**WORK INSTRUCTIONS:** Return the material word for word. Do not include pictures.
--- start ---
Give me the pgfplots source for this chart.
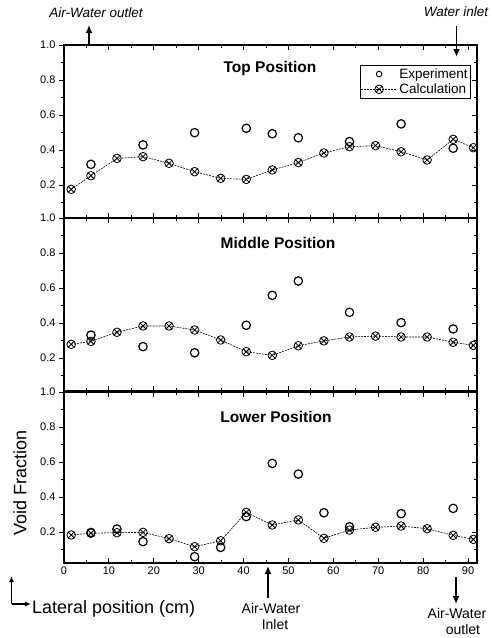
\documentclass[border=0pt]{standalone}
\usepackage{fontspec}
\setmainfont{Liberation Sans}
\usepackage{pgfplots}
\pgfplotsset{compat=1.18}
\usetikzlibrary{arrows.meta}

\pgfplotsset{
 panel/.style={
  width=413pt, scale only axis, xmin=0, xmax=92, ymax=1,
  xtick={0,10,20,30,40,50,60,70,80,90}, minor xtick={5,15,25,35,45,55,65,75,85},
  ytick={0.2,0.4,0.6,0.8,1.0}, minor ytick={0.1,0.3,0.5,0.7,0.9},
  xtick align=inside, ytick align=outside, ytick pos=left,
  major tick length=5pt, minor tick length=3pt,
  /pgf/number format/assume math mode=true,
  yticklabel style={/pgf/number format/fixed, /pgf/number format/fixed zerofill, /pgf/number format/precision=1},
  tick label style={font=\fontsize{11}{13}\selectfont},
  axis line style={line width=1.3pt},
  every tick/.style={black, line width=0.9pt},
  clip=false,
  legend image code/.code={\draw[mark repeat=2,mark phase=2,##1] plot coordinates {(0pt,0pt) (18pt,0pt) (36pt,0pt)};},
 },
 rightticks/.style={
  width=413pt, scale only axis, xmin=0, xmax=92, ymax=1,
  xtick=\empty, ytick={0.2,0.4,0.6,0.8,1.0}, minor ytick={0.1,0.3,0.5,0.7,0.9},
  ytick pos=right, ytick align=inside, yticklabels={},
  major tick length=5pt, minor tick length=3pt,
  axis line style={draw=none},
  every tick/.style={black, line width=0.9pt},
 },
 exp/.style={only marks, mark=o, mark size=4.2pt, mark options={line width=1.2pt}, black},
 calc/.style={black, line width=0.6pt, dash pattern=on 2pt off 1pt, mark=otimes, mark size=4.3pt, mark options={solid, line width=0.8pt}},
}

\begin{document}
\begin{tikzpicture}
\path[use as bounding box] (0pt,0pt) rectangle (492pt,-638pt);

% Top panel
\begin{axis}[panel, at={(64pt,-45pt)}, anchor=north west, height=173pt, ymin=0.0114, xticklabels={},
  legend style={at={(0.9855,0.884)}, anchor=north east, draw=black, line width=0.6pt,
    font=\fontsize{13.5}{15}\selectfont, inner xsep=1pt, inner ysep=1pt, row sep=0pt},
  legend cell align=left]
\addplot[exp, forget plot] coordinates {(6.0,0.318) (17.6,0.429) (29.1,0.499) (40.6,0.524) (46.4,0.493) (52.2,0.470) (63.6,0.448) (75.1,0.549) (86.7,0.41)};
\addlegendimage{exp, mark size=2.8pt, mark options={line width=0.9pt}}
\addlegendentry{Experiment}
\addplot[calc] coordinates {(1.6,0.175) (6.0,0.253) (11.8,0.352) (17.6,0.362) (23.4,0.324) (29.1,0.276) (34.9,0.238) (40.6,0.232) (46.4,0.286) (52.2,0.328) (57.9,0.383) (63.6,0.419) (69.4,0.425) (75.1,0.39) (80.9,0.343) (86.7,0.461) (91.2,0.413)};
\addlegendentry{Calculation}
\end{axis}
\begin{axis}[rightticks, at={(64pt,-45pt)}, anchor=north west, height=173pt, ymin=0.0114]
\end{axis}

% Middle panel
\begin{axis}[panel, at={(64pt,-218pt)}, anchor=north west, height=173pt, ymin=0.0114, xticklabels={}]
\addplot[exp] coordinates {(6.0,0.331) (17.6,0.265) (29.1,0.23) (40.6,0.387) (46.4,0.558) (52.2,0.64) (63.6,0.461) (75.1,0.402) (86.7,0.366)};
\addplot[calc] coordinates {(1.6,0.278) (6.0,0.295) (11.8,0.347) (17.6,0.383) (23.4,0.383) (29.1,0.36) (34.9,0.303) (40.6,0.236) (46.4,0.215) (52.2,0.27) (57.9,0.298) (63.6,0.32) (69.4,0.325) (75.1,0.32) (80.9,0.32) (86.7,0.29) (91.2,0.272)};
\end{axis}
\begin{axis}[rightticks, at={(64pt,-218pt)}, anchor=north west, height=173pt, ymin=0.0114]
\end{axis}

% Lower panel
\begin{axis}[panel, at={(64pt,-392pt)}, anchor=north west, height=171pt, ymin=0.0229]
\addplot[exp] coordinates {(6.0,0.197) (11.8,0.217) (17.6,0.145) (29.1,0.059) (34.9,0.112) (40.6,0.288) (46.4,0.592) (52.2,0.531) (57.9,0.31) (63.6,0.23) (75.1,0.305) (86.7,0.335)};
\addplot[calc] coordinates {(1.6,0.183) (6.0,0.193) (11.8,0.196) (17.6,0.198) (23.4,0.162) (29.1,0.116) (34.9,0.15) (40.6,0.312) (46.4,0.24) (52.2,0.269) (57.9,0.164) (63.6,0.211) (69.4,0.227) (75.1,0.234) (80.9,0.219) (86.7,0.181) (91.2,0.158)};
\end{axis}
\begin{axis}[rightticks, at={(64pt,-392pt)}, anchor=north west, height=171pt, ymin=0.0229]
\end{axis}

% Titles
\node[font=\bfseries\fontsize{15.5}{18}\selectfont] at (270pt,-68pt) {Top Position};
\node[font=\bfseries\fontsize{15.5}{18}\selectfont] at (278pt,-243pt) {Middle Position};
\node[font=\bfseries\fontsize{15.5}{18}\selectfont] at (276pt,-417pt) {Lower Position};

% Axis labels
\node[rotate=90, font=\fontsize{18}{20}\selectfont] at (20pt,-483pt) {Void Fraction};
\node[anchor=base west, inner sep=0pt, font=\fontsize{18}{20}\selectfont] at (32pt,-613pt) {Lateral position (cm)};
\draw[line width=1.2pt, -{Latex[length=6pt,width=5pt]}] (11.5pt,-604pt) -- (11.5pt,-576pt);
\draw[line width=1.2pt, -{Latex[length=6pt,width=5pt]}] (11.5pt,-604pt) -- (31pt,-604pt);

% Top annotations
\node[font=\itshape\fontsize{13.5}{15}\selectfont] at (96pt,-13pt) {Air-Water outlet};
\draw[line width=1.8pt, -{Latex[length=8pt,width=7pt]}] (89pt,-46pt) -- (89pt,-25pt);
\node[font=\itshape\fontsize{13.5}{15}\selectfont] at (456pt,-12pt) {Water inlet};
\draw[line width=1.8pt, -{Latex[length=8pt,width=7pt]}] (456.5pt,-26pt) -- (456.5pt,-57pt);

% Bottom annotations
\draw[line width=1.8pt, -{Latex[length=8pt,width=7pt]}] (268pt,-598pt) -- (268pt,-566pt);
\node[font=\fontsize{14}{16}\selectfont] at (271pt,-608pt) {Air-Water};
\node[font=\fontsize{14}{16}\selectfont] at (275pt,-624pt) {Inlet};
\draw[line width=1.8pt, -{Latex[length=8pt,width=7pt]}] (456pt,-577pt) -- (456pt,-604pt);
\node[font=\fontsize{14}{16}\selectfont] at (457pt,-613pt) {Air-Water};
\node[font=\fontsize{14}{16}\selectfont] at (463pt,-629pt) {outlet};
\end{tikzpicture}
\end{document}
--- end ---
**REPLY:**
Give me the pgfplots source for this chart.
\documentclass[border=0pt]{standalone}
\usepackage{fontspec}
\setmainfont{Liberation Sans}
\usepackage{pgfplots}
\pgfplotsset{compat=1.18}
\usetikzlibrary{arrows.meta}

\pgfplotsset{
 panel/.style={
  width=413pt, scale only axis, xmin=0, xmax=92, ymax=1,
  xtick={0,10,20,30,40,50,60,70,80,90}, minor xtick={5,15,25,35,45,55,65,75,85},
  ytick={0.2,0.4,0.6,0.8,1.0}, minor ytick={0.1,0.3,0.5,0.7,0.9},
  xtick align=inside, ytick align=outside, ytick pos=left,
  major tick length=5pt, minor tick length=3pt,
  /pgf/number format/assume math mode=true,
  yticklabel style={/pgf/number format/fixed, /pgf/number format/fixed zerofill, /pgf/number format/precision=1},
  tick label style={font=\fontsize{11}{13}\selectfont},
  axis line style={line width=1.3pt},
  every tick/.style={black, line width=0.9pt},
  clip=false,
  legend image code/.code={\draw[mark repeat=2,mark phase=2,##1] plot coordinates {(0pt,0pt) (18pt,0pt) (36pt,0pt)};},
 },
 rightticks/.style={
  width=413pt, scale only axis, xmin=0, xmax=92, ymax=1,
  xtick=\empty, ytick={0.2,0.4,0.6,0.8,1.0}, minor ytick={0.1,0.3,0.5,0.7,0.9},
  ytick pos=right, ytick align=inside, yticklabels={},
  major tick length=5pt, minor tick length=3pt,
  axis line style={draw=none},
  every tick/.style={black, line width=0.9pt},
 },
 exp/.style={only marks, mark=o, mark size=4.2pt, mark options={line width=1.2pt}, black},
 calc/.style={black, line width=0.6pt, dash pattern=on 2pt off 1pt, mark=otimes, mark size=4.3pt, mark options={solid, line width=0.8pt}},
}

\begin{document}
\begin{tikzpicture}
\path[use as bounding box] (0pt,0pt) rectangle (492pt,-638pt);

% Top panel
\begin{axis}[panel, at={(64pt,-45pt)}, anchor=north west, height=173pt, ymin=0.0114, xticklabels={},
  legend style={at={(0.9855,0.884)}, anchor=north east, draw=black, line width=0.6pt,
    font=\fontsize{13.5}{15}\selectfont, inner xsep=1pt, inner ysep=1pt, row sep=0pt},
  legend cell align=left]
\addplot[exp, forget plot] coordinates {(6.0,0.318) (17.6,0.429) (29.1,0.499) (40.6,0.524) (46.4,0.493) (52.2,0.470) (63.6,0.448) (75.1,0.549) (86.7,0.41)};
\addlegendimage{exp, mark size=2.8pt, mark options={line width=0.9pt}}
\addlegendentry{Experiment}
\addplot[calc] coordinates {(1.6,0.175) (6.0,0.253) (11.8,0.352) (17.6,0.362) (23.4,0.324) (29.1,0.276) (34.9,0.238) (40.6,0.232) (46.4,0.286) (52.2,0.328) (57.9,0.383) (63.6,0.419) (69.4,0.425) (75.1,0.39) (80.9,0.343) (86.7,0.461) (91.2,0.413)};
\addlegendentry{Calculation}
\end{axis}
\begin{axis}[rightticks, at={(64pt,-45pt)}, anchor=north west, height=173pt, ymin=0.0114]
\end{axis}

% Middle panel
\begin{axis}[panel, at={(64pt,-218pt)}, anchor=north west, height=173pt, ymin=0.0114, xticklabels={}]
\addplot[exp] coordinates {(6.0,0.331) (17.6,0.265) (29.1,0.23) (40.6,0.387) (46.4,0.558) (52.2,0.64) (63.6,0.461) (75.1,0.402) (86.7,0.366)};
\addplot[calc] coordinates {(1.6,0.278) (6.0,0.295) (11.8,0.347) (17.6,0.383) (23.4,0.383) (29.1,0.36) (34.9,0.303) (40.6,0.236) (46.4,0.215) (52.2,0.27) (57.9,0.298) (63.6,0.32) (69.4,0.325) (75.1,0.32) (80.9,0.32) (86.7,0.29) (91.2,0.272)};
\end{axis}
\begin{axis}[rightticks, at={(64pt,-218pt)}, anchor=north west, height=173pt, ymin=0.0114]
\end{axis}

% Lower panel
\begin{axis}[panel, at={(64pt,-392pt)}, anchor=north west, height=171pt, ymin=0.0229]
\addplot[exp] coordinates {(6.0,0.197) (11.8,0.217) (17.6,0.145) (29.1,0.059) (34.9,0.112) (40.6,0.288) (46.4,0.592) (52.2,0.531) (57.9,0.31) (63.6,0.23) (75.1,0.305) (86.7,0.335)};
\addplot[calc] coordinates {(1.6,0.183) (6.0,0.193) (11.8,0.196) (17.6,0.198) (23.4,0.162) (29.1,0.116) (34.9,0.15) (40.6,0.312) (46.4,0.24) (52.2,0.269) (57.9,0.164) (63.6,0.211) (69.4,0.227) (75.1,0.234) (80.9,0.219) (86.7,0.181) (91.2,0.158)};
\end{axis}
\begin{axis}[rightticks, at={(64pt,-392pt)}, anchor=north west, height=171pt, ymin=0.0229]
\end{axis}

% Titles
\node[font=\bfseries\fontsize{15.5}{18}\selectfont] at (270pt,-68pt) {Top Position};
\node[font=\bfseries\fontsize{15.5}{18}\selectfont] at (278pt,-243pt) {Middle Position};
\node[font=\bfseries\fontsize{15.5}{18}\selectfont] at (276pt,-417pt) {Lower Position};

% Axis labels
\node[rotate=90, font=\fontsize{18}{20}\selectfont] at (20pt,-483pt) {Void Fraction};
\node[anchor=base west, inner sep=0pt, font=\fontsize{18}{20}\selectfont] at (32pt,-613pt) {Lateral position (cm)};
\draw[line width=1.2pt, -{Latex[length=6pt,width=5pt]}] (11.5pt,-604pt) -- (11.5pt,-576pt);
\draw[line width=1.2pt, -{Latex[length=6pt,width=5pt]}] (11.5pt,-604pt) -- (31pt,-604pt);

% Top annotations
\node[font=\itshape\fontsize{13.5}{15}\selectfont] at (96pt,-13pt) {Air-Water outlet};
\draw[line width=1.8pt, -{Latex[length=8pt,width=7pt]}] (89pt,-46pt) -- (89pt,-25pt);
\node[font=\itshape\fontsize{13.5}{15}\selectfont] at (456pt,-12pt) {Water inlet};
\draw[line width=1.8pt, -{Latex[length=8pt,width=7pt]}] (456.5pt,-26pt) -- (456.5pt,-57pt);

% Bottom annotations
\draw[line width=1.8pt, -{Latex[length=8pt,width=7pt]}] (268pt,-598pt) -- (268pt,-566pt);
\node[font=\fontsize{14}{16}\selectfont] at (271pt,-608pt) {Air-Water};
\node[font=\fontsize{14}{16}\selectfont] at (275pt,-624pt) {Inlet};
\draw[line width=1.8pt, -{Latex[length=8pt,width=7pt]}] (456pt,-577pt) -- (456pt,-604pt);
\node[font=\fontsize{14}{16}\selectfont] at (457pt,-613pt) {Air-Water};
\node[font=\fontsize{14}{16}\selectfont] at (463pt,-629pt) {outlet};
\end{tikzpicture}
\end{document}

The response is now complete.